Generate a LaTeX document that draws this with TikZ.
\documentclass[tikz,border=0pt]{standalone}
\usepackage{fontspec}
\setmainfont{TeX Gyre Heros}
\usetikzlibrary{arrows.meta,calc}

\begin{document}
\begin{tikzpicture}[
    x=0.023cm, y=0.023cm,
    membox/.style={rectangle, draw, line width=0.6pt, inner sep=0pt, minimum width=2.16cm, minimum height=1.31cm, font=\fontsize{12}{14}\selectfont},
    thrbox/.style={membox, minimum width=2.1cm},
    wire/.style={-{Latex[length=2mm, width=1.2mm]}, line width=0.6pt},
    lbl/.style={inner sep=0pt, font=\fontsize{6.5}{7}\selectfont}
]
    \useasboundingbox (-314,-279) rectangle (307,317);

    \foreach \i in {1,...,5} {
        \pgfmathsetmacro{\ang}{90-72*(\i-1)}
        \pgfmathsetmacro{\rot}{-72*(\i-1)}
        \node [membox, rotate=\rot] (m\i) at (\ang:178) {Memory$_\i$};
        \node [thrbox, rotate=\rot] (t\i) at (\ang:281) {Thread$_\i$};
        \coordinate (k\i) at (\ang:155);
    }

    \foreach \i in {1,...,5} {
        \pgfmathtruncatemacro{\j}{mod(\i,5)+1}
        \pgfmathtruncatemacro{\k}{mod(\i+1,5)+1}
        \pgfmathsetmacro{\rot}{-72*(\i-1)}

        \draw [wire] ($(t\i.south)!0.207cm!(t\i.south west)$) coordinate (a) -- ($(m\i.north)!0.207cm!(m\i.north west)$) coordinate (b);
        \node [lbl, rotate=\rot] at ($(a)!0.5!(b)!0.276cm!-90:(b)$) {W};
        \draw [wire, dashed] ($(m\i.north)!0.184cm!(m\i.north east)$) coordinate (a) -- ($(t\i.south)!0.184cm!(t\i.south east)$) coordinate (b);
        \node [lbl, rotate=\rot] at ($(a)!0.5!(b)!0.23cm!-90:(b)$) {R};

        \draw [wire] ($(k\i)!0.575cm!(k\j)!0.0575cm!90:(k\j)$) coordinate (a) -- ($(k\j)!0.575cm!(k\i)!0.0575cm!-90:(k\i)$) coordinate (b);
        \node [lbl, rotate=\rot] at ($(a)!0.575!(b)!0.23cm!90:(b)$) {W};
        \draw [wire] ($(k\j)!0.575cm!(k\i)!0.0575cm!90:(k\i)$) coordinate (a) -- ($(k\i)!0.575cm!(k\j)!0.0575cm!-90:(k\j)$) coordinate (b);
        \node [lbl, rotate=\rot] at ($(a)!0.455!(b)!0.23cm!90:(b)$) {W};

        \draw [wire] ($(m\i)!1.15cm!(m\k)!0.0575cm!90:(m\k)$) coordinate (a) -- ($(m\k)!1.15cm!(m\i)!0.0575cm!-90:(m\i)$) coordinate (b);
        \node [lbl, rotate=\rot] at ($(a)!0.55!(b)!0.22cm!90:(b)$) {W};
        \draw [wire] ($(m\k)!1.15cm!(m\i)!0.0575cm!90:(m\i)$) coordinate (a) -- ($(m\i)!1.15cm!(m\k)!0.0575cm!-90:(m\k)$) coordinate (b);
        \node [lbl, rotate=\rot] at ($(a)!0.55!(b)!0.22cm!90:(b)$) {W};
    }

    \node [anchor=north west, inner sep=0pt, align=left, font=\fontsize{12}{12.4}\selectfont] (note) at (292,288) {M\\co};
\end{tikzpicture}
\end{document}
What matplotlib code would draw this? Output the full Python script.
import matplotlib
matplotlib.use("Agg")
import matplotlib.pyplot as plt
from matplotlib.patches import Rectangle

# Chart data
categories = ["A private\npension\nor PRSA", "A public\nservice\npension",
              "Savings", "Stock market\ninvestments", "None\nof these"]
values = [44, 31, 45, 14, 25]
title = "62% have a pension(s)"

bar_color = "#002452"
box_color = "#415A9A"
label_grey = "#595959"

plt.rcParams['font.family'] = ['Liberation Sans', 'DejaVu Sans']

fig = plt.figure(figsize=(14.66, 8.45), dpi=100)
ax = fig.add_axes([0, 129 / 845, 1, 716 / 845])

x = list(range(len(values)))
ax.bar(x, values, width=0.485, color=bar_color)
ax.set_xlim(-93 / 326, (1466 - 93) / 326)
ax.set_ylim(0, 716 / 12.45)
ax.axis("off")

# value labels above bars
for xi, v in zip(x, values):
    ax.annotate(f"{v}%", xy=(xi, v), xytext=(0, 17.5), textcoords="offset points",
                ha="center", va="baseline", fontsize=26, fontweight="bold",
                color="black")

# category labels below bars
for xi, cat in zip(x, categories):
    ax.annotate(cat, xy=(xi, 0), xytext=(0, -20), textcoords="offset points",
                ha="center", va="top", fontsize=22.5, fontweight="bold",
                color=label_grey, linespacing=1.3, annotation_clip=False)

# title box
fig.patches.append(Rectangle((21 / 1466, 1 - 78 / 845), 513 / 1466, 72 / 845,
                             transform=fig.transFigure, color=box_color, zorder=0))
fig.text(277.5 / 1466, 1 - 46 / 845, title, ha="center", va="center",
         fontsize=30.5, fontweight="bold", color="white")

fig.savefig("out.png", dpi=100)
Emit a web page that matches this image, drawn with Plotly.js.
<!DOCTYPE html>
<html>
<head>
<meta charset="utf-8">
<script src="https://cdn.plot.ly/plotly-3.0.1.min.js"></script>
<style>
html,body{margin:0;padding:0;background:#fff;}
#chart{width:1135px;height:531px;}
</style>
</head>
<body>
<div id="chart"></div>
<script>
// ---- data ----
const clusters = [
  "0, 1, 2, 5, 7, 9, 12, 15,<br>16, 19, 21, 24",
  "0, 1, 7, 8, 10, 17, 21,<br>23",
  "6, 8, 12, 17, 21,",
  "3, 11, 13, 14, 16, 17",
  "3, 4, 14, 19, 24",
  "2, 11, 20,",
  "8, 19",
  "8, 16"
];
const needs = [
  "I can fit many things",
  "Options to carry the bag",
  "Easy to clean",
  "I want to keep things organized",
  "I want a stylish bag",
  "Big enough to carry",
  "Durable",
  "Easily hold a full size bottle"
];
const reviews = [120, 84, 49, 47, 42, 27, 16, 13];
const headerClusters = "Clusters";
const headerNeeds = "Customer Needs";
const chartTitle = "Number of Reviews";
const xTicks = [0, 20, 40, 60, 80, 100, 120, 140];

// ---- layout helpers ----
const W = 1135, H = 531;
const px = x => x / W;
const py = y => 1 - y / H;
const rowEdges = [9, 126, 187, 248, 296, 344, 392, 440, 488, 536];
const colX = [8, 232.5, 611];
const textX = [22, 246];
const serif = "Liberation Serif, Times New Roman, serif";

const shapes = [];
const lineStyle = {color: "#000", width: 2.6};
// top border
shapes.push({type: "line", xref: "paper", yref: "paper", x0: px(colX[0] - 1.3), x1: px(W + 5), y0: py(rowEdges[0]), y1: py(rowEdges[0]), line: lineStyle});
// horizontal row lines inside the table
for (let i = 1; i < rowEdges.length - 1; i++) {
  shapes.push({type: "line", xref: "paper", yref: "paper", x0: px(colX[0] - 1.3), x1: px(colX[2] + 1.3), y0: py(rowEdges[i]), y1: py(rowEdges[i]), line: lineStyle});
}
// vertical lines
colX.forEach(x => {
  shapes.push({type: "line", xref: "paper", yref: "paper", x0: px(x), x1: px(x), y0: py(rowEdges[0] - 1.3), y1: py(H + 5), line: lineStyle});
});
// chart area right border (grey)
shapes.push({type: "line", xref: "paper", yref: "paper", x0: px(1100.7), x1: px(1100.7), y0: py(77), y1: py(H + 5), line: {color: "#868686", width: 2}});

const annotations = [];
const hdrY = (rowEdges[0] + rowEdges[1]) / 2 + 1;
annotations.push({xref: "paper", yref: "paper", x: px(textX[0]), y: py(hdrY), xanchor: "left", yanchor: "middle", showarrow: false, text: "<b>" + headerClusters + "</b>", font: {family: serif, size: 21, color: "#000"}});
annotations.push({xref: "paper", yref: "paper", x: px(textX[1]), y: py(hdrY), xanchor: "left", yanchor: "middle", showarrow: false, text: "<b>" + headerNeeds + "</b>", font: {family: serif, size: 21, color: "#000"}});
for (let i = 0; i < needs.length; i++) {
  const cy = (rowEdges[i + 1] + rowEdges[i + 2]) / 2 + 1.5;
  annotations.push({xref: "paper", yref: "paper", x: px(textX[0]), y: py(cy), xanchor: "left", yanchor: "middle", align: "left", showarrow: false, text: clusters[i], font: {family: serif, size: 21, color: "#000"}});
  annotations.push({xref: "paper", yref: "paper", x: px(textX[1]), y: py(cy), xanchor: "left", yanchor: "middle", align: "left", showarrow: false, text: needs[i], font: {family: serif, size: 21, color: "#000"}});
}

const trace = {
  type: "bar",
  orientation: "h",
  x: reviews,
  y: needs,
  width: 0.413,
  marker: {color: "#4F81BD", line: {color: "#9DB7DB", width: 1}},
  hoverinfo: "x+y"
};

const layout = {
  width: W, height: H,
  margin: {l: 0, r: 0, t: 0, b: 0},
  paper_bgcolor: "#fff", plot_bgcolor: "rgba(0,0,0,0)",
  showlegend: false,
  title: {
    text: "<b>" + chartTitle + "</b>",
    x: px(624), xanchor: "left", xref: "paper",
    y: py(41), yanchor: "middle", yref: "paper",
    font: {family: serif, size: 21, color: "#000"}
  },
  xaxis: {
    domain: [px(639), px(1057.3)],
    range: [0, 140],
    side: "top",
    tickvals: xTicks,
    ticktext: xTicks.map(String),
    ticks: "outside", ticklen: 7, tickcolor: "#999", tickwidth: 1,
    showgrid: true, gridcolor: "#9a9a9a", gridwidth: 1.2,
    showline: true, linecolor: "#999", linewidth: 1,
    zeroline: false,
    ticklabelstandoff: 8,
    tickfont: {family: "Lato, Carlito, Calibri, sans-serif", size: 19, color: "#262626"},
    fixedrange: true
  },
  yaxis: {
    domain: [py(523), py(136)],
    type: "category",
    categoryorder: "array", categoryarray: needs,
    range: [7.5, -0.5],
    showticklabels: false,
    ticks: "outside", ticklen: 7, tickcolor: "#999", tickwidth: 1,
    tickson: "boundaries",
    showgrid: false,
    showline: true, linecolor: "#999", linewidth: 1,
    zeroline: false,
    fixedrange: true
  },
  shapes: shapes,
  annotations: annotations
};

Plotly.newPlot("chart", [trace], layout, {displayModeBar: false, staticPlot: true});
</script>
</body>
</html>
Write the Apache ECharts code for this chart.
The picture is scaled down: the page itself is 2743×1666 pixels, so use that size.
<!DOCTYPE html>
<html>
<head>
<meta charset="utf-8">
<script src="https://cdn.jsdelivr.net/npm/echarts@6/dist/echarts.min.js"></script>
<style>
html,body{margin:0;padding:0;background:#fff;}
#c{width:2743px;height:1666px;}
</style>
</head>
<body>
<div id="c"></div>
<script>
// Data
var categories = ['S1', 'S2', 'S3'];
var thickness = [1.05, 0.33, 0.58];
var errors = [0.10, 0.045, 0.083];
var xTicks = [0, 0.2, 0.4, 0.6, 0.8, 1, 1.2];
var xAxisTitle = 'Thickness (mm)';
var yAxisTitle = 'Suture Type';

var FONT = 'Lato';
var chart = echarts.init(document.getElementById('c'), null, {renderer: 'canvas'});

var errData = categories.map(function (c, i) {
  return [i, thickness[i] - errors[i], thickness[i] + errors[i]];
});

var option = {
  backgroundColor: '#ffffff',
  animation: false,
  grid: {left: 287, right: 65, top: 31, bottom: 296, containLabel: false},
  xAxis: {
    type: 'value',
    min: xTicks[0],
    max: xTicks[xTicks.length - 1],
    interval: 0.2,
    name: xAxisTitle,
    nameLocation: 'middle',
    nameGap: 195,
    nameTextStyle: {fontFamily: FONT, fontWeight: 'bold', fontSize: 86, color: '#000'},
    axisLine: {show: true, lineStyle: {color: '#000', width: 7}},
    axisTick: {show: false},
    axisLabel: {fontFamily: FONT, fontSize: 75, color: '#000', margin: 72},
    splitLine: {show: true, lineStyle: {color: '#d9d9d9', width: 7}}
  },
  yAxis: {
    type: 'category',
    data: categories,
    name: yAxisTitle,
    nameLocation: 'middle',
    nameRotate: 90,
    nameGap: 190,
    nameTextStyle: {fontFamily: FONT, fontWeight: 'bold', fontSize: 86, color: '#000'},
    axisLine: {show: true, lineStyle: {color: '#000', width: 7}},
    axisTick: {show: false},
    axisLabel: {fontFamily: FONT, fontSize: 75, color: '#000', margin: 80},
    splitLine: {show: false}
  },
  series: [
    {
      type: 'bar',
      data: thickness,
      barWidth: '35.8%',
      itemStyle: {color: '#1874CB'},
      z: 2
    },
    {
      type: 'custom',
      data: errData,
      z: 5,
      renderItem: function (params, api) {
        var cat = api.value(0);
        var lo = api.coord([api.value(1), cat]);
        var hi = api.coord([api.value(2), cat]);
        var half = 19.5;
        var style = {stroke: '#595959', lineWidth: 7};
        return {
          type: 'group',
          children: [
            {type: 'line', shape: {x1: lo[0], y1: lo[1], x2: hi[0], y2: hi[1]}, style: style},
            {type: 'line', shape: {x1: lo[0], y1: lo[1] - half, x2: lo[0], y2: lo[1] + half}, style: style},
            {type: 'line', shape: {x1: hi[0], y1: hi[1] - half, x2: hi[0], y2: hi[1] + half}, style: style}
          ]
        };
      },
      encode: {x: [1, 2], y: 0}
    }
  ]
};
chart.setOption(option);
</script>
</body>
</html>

=-=-=-=-=

**Task objective:**
From the listing above, return each line with the word "script".

**The result:**
What matplotlib code would draw this? Output the full Python script.
<script src="https://cdn.plot.ly/plotly-3.0.1.min.js"></script>
<script>
</script>
<script src="https://cdn.jsdelivr.net/npm/echarts@6/dist/echarts.min.js"></script>
<script>
</script>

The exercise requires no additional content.